I talked with an old man once and asked him if certain Scriptures were at all times equally profitable to him, and he said not; that sometimes certain passages were very precious, but at other times he could not get hold of them. But he said, “Here is one that I can always put my finger on. It is where Jesus is offering his intercessory prayer for his disciples, and when he says, “I pray not for these alone, but for all who shall believe on me through their words. Now, I have believed on him. He is praying for me, the High Priest that liveth forever, the High Priest that does not die, the High Priest on whose garments the bells never cease to tinkle, the High Priest whose lips never become husky with pleading, the High Priest in heaven, pleading his own blood and the fulness of his own sacrifice before his own Father and in behalf of those who have been washed in his blood.” That is one of the grandest thoughts and one of the most comfort ing in all the scheme of redemption. He prayed, and is now praying for us. He ever liveth to make intercession for us.

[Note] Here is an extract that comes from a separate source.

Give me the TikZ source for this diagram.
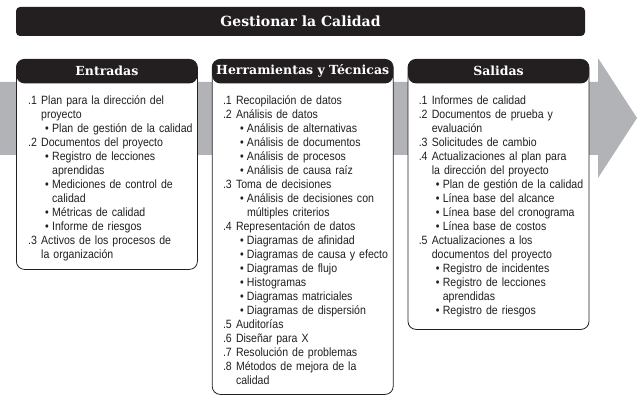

I want to ask you today when you go home to read the three Scriptures I have read to you this morning, and then, as each precept is called over by your lips, ask yourself this: “Can I do it? Can I do that? Isn’t it better for me to do that?” If ever you should take vengeance in your hands and strike an enemy down to death, there will come a time when you will look at him smitten, and his wife smitten, and his children smitten, and his friends smitten, and when you see how powerless he lies, no longer able to lift his hand or to open his lips and speak a word, the dawnlessness and the helplessness of death, and you will look up and say, “Lord God, I would give a world if I had not struck that blow.” Give place to wrath – let God do the judging.